To this admittedly biased attendee, the highlights of the conference were the presentations led by Bing teachers (see next page). But a number of other sessions were also intriguing and dynamic. Bev Bos, a teacher and director of the Roseville Community School for over thirty years, asked “How Do Our Children Grow?” in a workshop presented with her son-in-law, Michael Leeman. Well known for making children the center of their own learning experiences, Bos stressed the importance of a natural, “brain compatible” environment for children to play in—plenty of water, sand, gardening, uneven surfaces; tools the children can use to discover, explore, and manipulate; and provisions for both visual learners and hands-on learners. Bos almost seemed to be describing the Bing environment, where children have a sense of belonging as well as rich surroundings in which to wonder, explore, discover, and experience.

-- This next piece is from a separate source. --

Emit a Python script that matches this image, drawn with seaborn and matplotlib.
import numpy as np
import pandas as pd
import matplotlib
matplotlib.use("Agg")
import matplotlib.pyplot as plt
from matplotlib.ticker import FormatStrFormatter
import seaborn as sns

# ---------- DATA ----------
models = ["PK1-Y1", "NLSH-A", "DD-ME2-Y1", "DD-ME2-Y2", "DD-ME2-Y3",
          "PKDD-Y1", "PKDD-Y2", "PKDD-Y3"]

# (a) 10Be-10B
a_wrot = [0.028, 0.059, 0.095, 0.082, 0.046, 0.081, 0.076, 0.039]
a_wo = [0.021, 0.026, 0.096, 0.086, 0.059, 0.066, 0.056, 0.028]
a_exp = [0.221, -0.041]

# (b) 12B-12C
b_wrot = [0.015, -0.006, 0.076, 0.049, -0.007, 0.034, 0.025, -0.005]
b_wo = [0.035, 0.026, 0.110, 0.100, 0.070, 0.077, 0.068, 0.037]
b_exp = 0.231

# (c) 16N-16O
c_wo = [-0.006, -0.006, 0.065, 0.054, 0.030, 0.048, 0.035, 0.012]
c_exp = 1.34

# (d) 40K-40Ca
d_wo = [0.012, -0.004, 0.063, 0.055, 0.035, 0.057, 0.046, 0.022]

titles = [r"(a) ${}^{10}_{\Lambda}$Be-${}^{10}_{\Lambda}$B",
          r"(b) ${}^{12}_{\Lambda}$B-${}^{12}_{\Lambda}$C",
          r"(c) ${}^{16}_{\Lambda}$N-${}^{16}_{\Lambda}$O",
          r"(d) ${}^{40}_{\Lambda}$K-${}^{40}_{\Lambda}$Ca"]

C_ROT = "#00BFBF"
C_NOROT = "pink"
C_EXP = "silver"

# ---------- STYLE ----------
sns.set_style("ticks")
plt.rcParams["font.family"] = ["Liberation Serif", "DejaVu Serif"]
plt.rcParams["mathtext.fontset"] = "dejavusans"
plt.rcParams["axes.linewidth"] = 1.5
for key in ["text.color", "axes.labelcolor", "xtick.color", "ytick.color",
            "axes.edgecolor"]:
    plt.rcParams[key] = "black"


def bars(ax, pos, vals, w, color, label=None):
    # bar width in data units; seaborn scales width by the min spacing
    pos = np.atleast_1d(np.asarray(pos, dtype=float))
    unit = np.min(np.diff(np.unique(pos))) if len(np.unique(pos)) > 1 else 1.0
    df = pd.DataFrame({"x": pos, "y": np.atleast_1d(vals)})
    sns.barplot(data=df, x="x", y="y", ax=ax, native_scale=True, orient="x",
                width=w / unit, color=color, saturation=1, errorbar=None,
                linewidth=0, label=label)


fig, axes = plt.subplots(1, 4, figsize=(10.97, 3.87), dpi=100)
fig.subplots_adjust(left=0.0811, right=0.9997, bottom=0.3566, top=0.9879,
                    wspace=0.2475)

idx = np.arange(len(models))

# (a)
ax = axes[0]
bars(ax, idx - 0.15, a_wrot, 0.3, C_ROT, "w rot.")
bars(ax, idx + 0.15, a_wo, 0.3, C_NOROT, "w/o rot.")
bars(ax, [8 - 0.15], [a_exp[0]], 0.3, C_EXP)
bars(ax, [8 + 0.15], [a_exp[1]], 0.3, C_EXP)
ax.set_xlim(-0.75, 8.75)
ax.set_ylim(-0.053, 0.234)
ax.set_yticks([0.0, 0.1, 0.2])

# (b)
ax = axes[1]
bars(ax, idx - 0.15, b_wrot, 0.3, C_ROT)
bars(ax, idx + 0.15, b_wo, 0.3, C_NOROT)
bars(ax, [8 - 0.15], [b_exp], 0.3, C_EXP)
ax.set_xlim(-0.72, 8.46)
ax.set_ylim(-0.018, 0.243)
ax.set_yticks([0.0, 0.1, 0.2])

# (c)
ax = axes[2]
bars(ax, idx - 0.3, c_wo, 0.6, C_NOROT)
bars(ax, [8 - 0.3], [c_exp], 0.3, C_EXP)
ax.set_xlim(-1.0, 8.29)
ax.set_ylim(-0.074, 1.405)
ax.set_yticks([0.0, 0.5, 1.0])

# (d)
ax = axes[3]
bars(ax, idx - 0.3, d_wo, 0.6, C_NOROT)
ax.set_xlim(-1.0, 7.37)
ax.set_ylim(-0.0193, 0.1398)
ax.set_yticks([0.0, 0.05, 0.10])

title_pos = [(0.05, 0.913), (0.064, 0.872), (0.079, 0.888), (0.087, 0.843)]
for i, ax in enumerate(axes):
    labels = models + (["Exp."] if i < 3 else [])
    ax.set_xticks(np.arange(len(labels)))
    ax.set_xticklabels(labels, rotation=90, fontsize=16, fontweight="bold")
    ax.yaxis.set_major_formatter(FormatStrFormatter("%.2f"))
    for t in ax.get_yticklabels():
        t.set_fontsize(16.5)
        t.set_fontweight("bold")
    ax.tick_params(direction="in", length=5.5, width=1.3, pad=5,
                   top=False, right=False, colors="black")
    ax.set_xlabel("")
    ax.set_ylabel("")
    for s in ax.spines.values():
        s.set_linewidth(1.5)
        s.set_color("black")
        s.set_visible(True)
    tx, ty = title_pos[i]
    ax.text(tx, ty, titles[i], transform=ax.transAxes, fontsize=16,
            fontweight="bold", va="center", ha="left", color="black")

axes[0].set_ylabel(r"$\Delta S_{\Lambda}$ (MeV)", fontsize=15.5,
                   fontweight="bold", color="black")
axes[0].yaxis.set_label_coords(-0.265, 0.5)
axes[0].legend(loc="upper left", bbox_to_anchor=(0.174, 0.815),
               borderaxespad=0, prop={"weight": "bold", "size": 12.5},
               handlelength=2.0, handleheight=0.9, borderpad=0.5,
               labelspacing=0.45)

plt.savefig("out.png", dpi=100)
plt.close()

Also directly relevant to education at Bing was the session “Understanding Child Discipline in Diverse Cultures.” The presenters—Judith Bernhard of Ryerson Polytechnic University in Canada, Lillian Hensel-Wrinkle of Storyteller Children’s Center in Santa Barbara, and Diana Ballesteros of Sisco Family Center—explained that the “norm” of discipline in the United States is far from universal. Giving examples of disciplinary approaches in other cultures, the presenters showed how discipline, like all other aspects of child development, is inseparable from family values and larger cultural norms. When working with children from diverse cultural backgrounds, teachers need to talk with parents about their conception of their parenting role and their approach to discipline. Such dialogue enables teachers to meet families’ needs no matter what their cultural backgrounds are.

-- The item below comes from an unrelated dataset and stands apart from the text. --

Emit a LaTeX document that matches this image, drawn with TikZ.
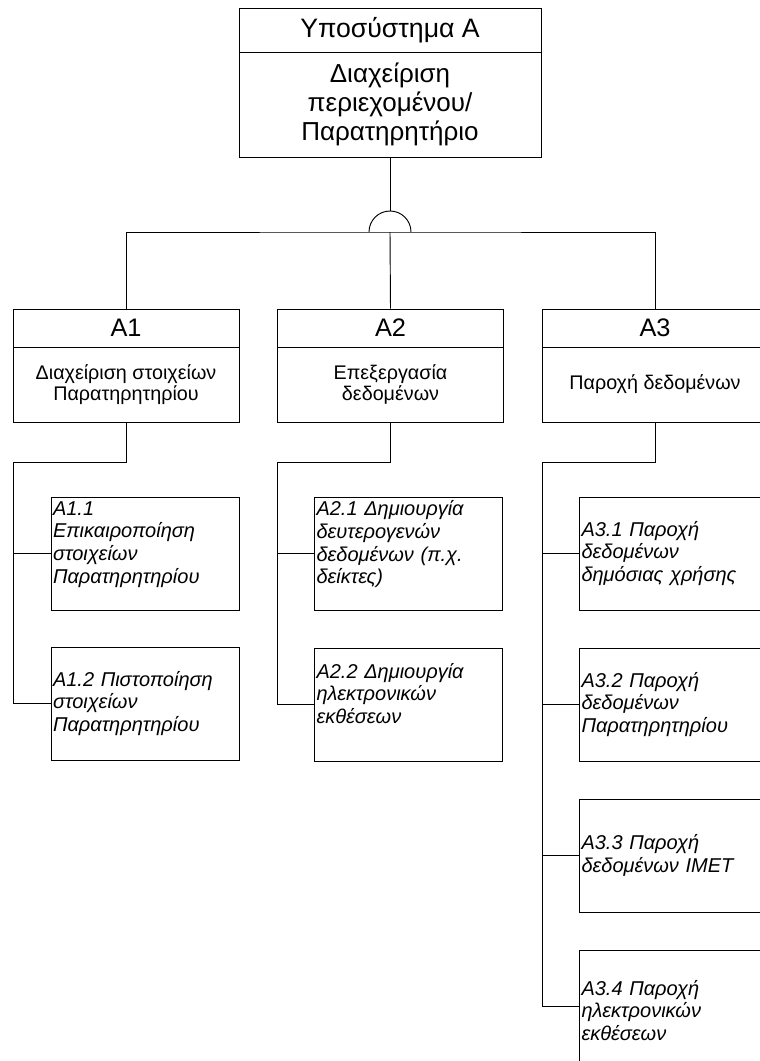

In another workshop emphasizing cultural diversity, participants brainstormed how adults can break out of their familiar cultural perspectives. In “Play as Practice for Paradox,” Janet Gonzales-Mena, an early childhood consultant, and Elizabeth Jones of Pacific Oaks College reminded participants that children may resolve a conflict through “pretend” play, switching their frames of reference, gaining control by sharing it in the “pretend” realm, and thus removing the conflict. Similarly, adults can develop strategies for tolerating ambiguity and assuming the alternative frames of reference needed for problem solving, such as preventing the dominant culture from dominating in cross-cultural encounters. One participant suggested thinking of potential conflict situations as Venn diagrams in which people or groups have many differences but also share at least one characteristic. Focusing on the shared characteristics instead of the differences emphasizes the positive reasons for coming together and can lead effectively to compromise.

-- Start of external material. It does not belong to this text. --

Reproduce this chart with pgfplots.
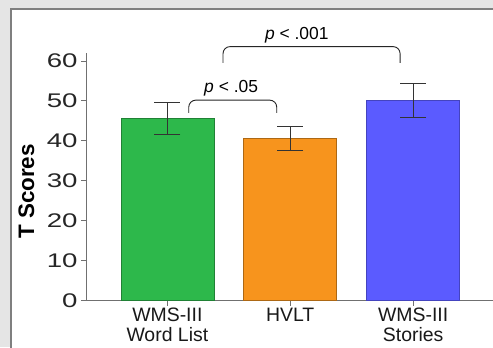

As in years past, the CAEYC conference provided attendees with many opportunities to discover their experiences and ideas. For the Bing participants, the conference broadened our perspectives and reaffirmed that our teaching does indeed enrich the children’s lives.
The CAEYC conference offered dynamic presentations by four groups of Bing teachers. In-Depth Investigations: Indoors, Outdoors, and in the Community.
Three classroom projects demonstrate Bing’s emergent curriculum, in which teachers take the lead from children’s interests and then involve parents and members of the community.
Tom Limbert and Nandini Bhattacharjya described Center PM’s clothing project, which arose after the children watched a girl cut out a paper dress and tape it to her self-portrait. Parents talked about what they wore to work, one family brought in a sewing machine, another displayed a baby’s clothing, and another brought in socks to sort by color, size, and shape. Workers in a fabric boutique demonstrated a spinning wheel and a loom.
As Mark Mabry and Jane Farish explained, “All About the West Room Hens” started when West AM’s hens laid their first egg. The children explored what one could do with an egg and researched hens: Can hens fly? Do they have ears? An expert from the community brought in another type of hen for the children to see and compare with their own hens. Finally the class made a book about hens for the children to take home.
Jennifer Winters and Carolee Fucigna began East AM’s project on experiencing art with the idea that children can benefit from art not only by creating it but also by encountering it. The children rode Stanford’s Marguerite bus to visit the Rodin Sculpture Garden on campus. There they circled, stared at, and even climbed the sculptures to explore size, shape, texture, and action. At the garden the children worked with clay, and back in the classroom many took more care with representation in clay. In the yard they played freeze tag in apparent imitation of the sculptures. Art, the children learned, can be experienced in many ways.
Performing Stories with the Language of Music:
Kitti Pecka and Nandini Bhattacharjya led an inspiring workshop on music in the nursery school curriculum. Kitti first stressed that early exposure to music not only builds the musical intelligence of children but also introduces them to language and poetry of superior quality, links the right and left sides of the brain, enhances mathematical and spatial intelligence, and contributes to overall academic performance. Nandini then showed video clips and slides demonstrating how the environment can be set up to encourage children’s musical participation, whether making drums for use in a singing parade or exploring instruments laid out on carpet squares and then incorporating the instruments into a book or flannel board story or song. Finally, Kitti invited workshop participants to use instruments as children would, to make animal sounds throughout a reading of Play with Me by Marie Ets.
Exploring Found Materials with Young Children:
In an interactive session, Nancy Howe, Jennifer Winters, Parul Roy, and Betsy Koning involved participants in learning about and working with paper tubes, buttons, ribbons, scraps of fabric, and other everyday objects. Video clips and slides showed children’s enthusiastic discovery of new uses for everyday objects, from props for block building or dramatic play to elements for collage and woodworking to seed ideas for stories. Provided with a bag of found materials, each participant then had a chance to experience the objects’ potential for manipulation and creativity.
Reflecting upon and Responding to Challenging Play:
Mark Mabry and Carolee Fucigna explored children’s play that teachers tend to find challenging, such as play that is rough and tumble, dominated, exclusionary, or gun centered. Teachers view certain types of play as challenging for various reasons, ranging from their own cultural values to concerns for classroom safety, the tone of the group, or the feelings of individual children. When responding to challenging play, teachers need to understand their own reactions but also to look closely at the children’s intentions. Many times children engaged in challenging play seek to feel powerful. With this knowledge, teachers can provide other options for addressing this need, such as blockbuilding, digging, and other activities involving large muscle movement.